Taliban militants in a tribal region bordering Afghanistan said they have pulled out of a peace deal with the government, raising the prospect of wider unrest as the Pakistani army extends its efforts to eliminate insurgents.
The militants in North Waziristan blamed continuing US missile strikes and army offensives against the Taliban for their decision, which was announced in the wake of a Taliban ambush that killed 16 soldiers.
Government leaders and Taliban representatives reached the deal in February last year, but few details have been released about it.
US officials have criticized peace deals with militants or tribes representing them in the border region, saying they allow the insurgents to gain strength. The agreement in North Waziristan had appeared to keep things relatively peaceful there — calmer than in South Waziristan, where the army is preparing for a major offensive aimed at Pakistani Taliban chief Baitullah Mehsud.
The deal was struck with a Taliban faction led by Hafiz Gul Bahadur.
“This accord is being scrapped because of Pakistan’s failure to stop the American drone attacks in North and South Waziristan,” Bahadur spokesman Ahmadullah Ahmadi said via telephone on Monday. “Since the army is attacking us in North and South Waziristan, we will also attack them.”
Various militant groups operate under the Taliban banner in Pakistan, but do not always see eye to eye.
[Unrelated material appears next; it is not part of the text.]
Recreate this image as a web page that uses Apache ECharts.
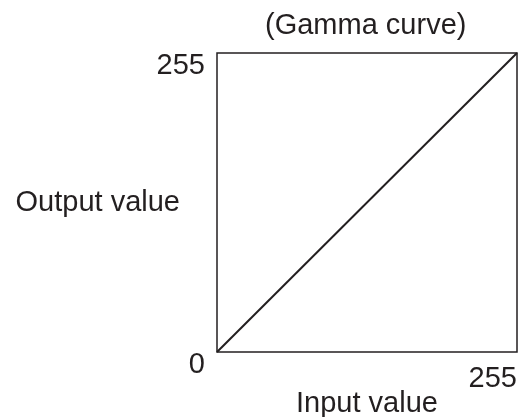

The ending of the peace deal could be a sign of greater unity in the face of a common enemy now that the Pakistani military has stepped up its operations against insurgents.
On Monday, army spokesman Major General Athar Abbas said the ambush was unprovoked and warned the government reserved the right to retaliate, specifically against tribes that harbor militants.
Abbas was not available for comment Tuesday about the scrapping of the deal.
The US has frequently launched missile strikes in North and South Waziristan, attacks US officials say have killed several top al-Qaeda fighters. Pakistan publicly protests the strikes as violations of its sovereignty, though many observers suspect the two countries have a secret deal allowing the strikes.
The Pakistani armed forces are gearing up for a major military offensive in South Waziristan, a hotbed for al-Qaeda and Taliban fighters. The region is the main base for Mehsud, who is blamed in numerous suicide attacks in the country and has been accused in the killing of former Pakistani prime minister Benazir Bhutto.
Troops also are pursuing an offensive in the northwest’s Swat Valley following the breaking down of a peace pact there.
The army says it has killed about 1,600 militants in Swat and surrounding districts in the past two months.